BEGIN Excerpted data
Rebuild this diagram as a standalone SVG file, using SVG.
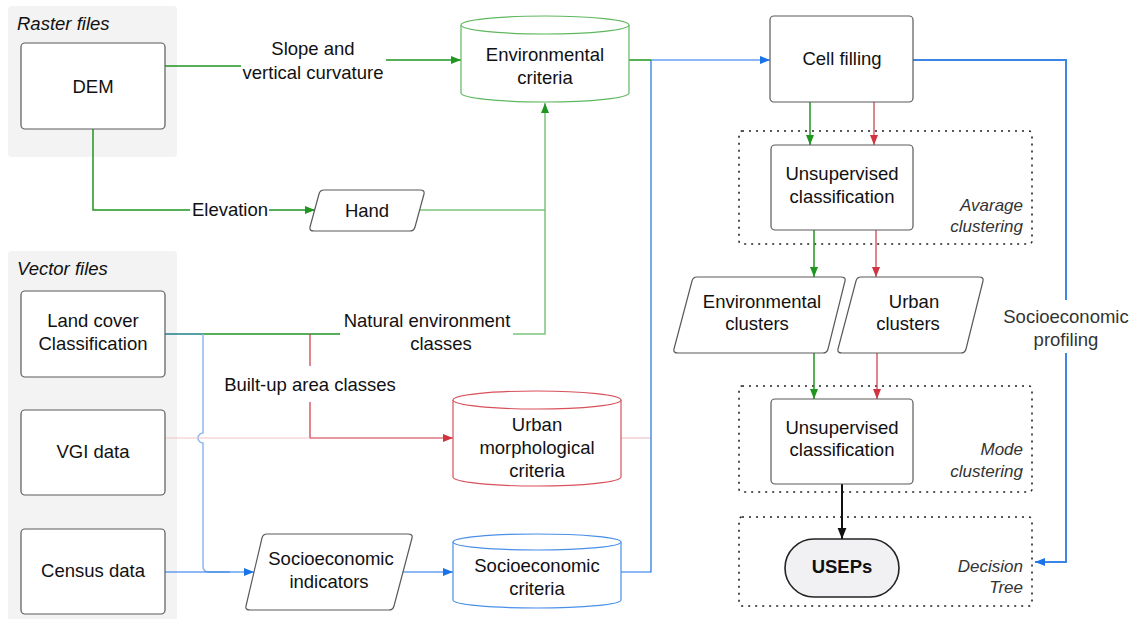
<svg xmlns="http://www.w3.org/2000/svg" width="1136" height="619" viewBox="0 0 1136 619">
<style>
text{font-family:"Liberation Sans",Arial,sans-serif;font-size:18.5px;fill:#111;text-anchor:middle;dominant-baseline:central}
.grp{fill:#f3f3f3;stroke:none}
.gl{font-style:italic;text-anchor:start}
.it{font-style:italic;font-size:17px;fill:#333;text-anchor:end}
.box{fill:#fff;stroke:#5a5a5a;stroke-width:1.2}
.dot{fill:none;stroke:#222;stroke-width:1.6;stroke-dasharray:2 5}
.c{fill:none}
.g{stroke:#1f961f;stroke-width:1.5}
.lg{stroke:#7cc47c;stroke-width:1.5}
.r{stroke:#cf3440;stroke-width:1.2}
.pr{stroke:#f0c4c8;stroke-width:1.2}
.b{stroke:#1a73e8;stroke-width:1.2}
.lb{stroke:#8db8ef;stroke-width:1.5}
.bb{stroke:#3d86e6;stroke-width:2}
.k{stroke:#111;stroke-width:2}
</style>
<defs>
<marker id="ag" viewBox="0 0 10 10" refX="10" refY="5" markerWidth="10" markerHeight="10" markerUnits="userSpaceOnUse" orient="auto"><path d="M0,1L10,5L0,9z" fill="#1f961f"/></marker>
<marker id="ar" viewBox="0 0 10 10" refX="10" refY="5" markerWidth="10" markerHeight="10" markerUnits="userSpaceOnUse" orient="auto"><path d="M0,1L10,5L0,9z" fill="#cf3440"/></marker>
<marker id="ab" viewBox="0 0 10 10" refX="10" refY="5" markerWidth="10" markerHeight="10" markerUnits="userSpaceOnUse" orient="auto"><path d="M0,1L10,5L0,9z" fill="#1a73e8"/></marker>
<marker id="ak" viewBox="0 0 10 10" refX="10" refY="5" markerWidth="11" markerHeight="11" markerUnits="userSpaceOnUse" orient="auto"><path d="M0,1L10,5L0,9z" fill="#111"/></marker>
</defs>

<g id="raster-group"><rect class="grp" x="8" y="6" width="169" height="151" rx="4"/><text class="gl" x="17" y="23">Raster files</text></g>
<g id="vector-group"><rect class="grp" x="8" y="251" width="169" height="372" rx="4"/><text class="gl" x="17" y="268">Vector files</text></g>
<g id="avg-group"><rect class="dot" x="739" y="131" width="293" height="113" rx="3"/><text class="it" x="1023" y="205">Avarage</text><text class="it" x="1023" y="226">clustering</text></g>
<g id="mode-group"><rect class="dot" x="739" y="386" width="293" height="106" rx="3"/><text class="it" x="1023" y="449">Mode</text><text class="it" x="1023" y="471">clustering</text></g>
<g id="tree-group"><rect class="dot" x="739" y="517" width="293" height="89" rx="3"/><text class="it" x="1023" y="566">Decision</text><text class="it" x="1023" y="587">Tree</text></g>

<g id="connectors">
<path class="c g" d="M165,66H241"/>
<path class="c g" d="M386,60H461" marker-end="url(#ag)"/>
<path class="c g" d="M93,129V210H190"/>
<path class="c g" d="M269,210H315" marker-end="url(#ag)"/>
<path class="c lg" d="M419,210H545V103" marker-end="url(#ag)"/>
<path class="c g" d="M203,334H340"/>
<path class="c lg" d="M513,334H545V210"/>
<path class="c" stroke="#1e7f8a" stroke-width="1.5" d="M165,334H203"/>
<path class="c lb" d="M203,334V433A5,5 0 0 0 203,443V566Q203,572 209,572H230"/>
<path class="c b" d="M165,572H254" marker-end="url(#ab)"/>
<path class="c r" d="M310,334V366"/>
<path class="c r" d="M310,402V438H453" marker-end="url(#ar)"/>
<path class="c pr" d="M165,438H310"/>
<path class="c pr" d="M621,438H651"/>
<path class="c b" d="M402,572H453" marker-end="url(#ab)"/>
<path class="c b" d="M621,572H651V60"/>
<path class="c g" stroke-width="1.2" d="M629,60H651"/>
<path class="c b" d="M651,60H770" marker-end="url(#ab)"/>
<path class="c bb" d="M913,60H1066V300"/>
<path class="c bb" d="M1066,353V562H1035" marker-end="url(#ab)"/>
<path class="c g" stroke-width="1.2" d="M810,102V145" marker-end="url(#ag)"/>
<path class="c r" d="M874,102V145" marker-end="url(#ar)"/>
<path class="c g" stroke-width="1.2" d="M814,230V277" marker-end="url(#ag)"/>
<path class="c r" d="M876,230V277" marker-end="url(#ar)"/>
<path class="c g" stroke-width="1.2" d="M814,353V399" marker-end="url(#ag)"/>
<path class="c r" d="M877,353V399" marker-end="url(#ar)"/>
<path class="c k" d="M842,484V539" marker-end="url(#ak)"/>
<text x="313" y="48">Slope and</text>
<text x="313" y="72">vertical curvature</text>
<text x="230" y="209">Elevation</text>
<text x="427" y="320">Natural environment</text>
<text x="441" y="343">classes</text>
<text x="310" y="384">Built-up area classes</text>
<text x="1066" y="316" style="fill:#333">Socioeconomic</text>
<text x="1066" y="339" style="fill:#333">profiling</text>
</g>

<g id="dem"><rect class="box" x="21" y="43" width="144" height="86" rx="4"/><text x="93" y="86">DEM</text></g>
<g id="landcover"><rect class="box" x="21" y="291" width="144" height="86" rx="4"/><text x="93" y="320">Land cover</text><text x="93" y="343">Classification</text></g>
<g id="vgi"><rect class="box" x="21" y="410" width="144" height="85" rx="4"/><text x="93" y="451">VGI data</text></g>
<g id="census"><rect class="box" x="21" y="529" width="144" height="85" rx="4"/><text x="93" y="570">Census data</text></g>
<g id="hand"><path class="box" stroke-linejoin="round" d="M324,190H420Q425,190 424,194L415,227Q414,231 410,231H314Q309,231 310,227L319,194Q320,190 324,190Z"/><text x="367" y="210">Hand</text></g>
<g id="env-criteria"><path d="M461,25V93A84,9 0 0 0 629,93V25" fill="#fff" stroke="#5fb85f" stroke-width="1.2"/><ellipse cx="545" cy="25" rx="84" ry="9" fill="#fff" stroke="#5fb85f" stroke-width="1.2"/><text x="545" y="54">Environmental</text><text x="545" y="77">criteria</text></g>
<g id="urban-criteria"><path d="M453,400V477A84,9 0 0 0 621,477V400" fill="#fff" stroke="#d8515b" stroke-width="1.2"/><ellipse cx="537" cy="400" rx="84" ry="9" fill="#fff" stroke="#d8515b" stroke-width="1.2"/><text x="537" y="424">Urban</text><text x="537" y="447">morphological</text><text x="537" y="470">criteria</text></g>
<g id="socio-indicators"><path class="box" stroke-linejoin="round" d="M267,534H408Q413,534 412,538L394,606Q393,610 389,610H250Q245,610 246,606L262,538Q263,534 267,534Z"/><text x="331" y="558">Socioeconomic</text><text x="329" y="581">indicators</text></g>
<g id="socio-criteria"><path d="M453,542V600A84,8 0 0 0 621,600V542" fill="#fff" stroke="#4a90e8" stroke-width="1.2"/><ellipse cx="537" cy="542" rx="84" ry="8" fill="#fff" stroke="#4a90e8" stroke-width="1.2"/><text x="537" y="565">Socioeconomic</text><text x="537" y="588">criteria</text></g>
<g id="cell-filling"><rect class="box" x="770" y="16" width="143" height="86" rx="4"/><text x="842" y="58">Cell filling</text></g>
<g id="unsup1"><rect class="box" x="771" y="145" width="142" height="85" rx="4"/><text x="842" y="173">Unsupervised</text><text x="842" y="196">classification</text></g>
<g id="env-clusters"><path class="box" stroke-linejoin="round" d="M697,277H841Q846,277 845,281L828,349Q827,353 823,353H678Q673,353 674,349L692,281Q693,277 697,277Z"/><text x="762" y="301">Environmental</text><text x="757" y="323">clusters</text></g>
<g id="urban-clusters"><path class="box" stroke-linejoin="round" d="M861,277H979Q984,277 983,281L966,349Q965,353 961,353H842Q837,353 838,349L856,281Q857,277 861,277Z"/><text x="914" y="301">Urban</text><text x="908" y="323">clusters</text></g>
<g id="unsup2"><rect class="box" x="771" y="399" width="142" height="85" rx="4"/><text x="842" y="427">Unsupervised</text><text x="842" y="449">classification</text></g>
<g id="useps"><rect x="785" y="539" width="114" height="58" rx="29" fill="#f1f1f3" stroke="#222" stroke-width="1.6"/><text x="842" y="566" font-weight="bold">USEPs</text></g>
</svg>
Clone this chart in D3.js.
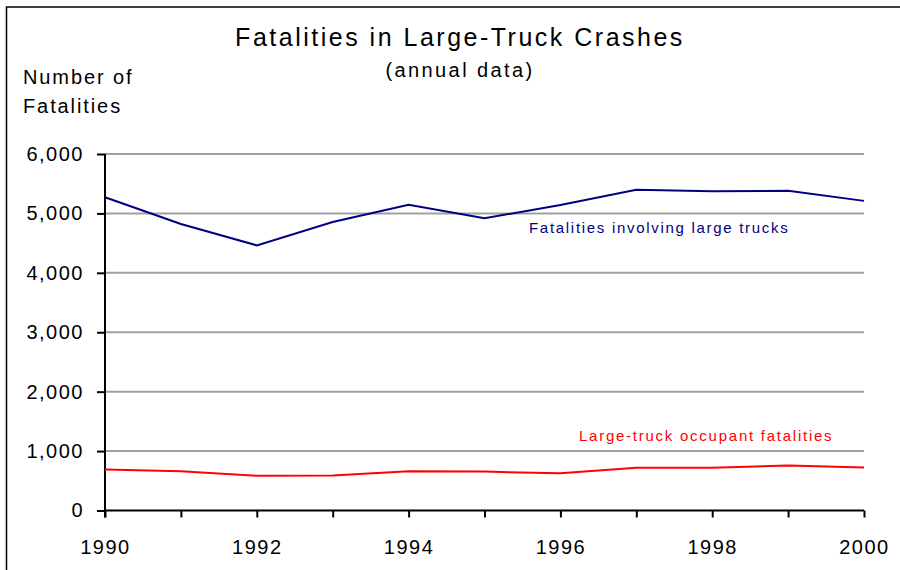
END Excerpted data
Every line of the listing that holds "this" should be found and copied.

Response:
Rebuild this diagram as a standalone SVG file, using SVG.
Clone this chart in D3.js.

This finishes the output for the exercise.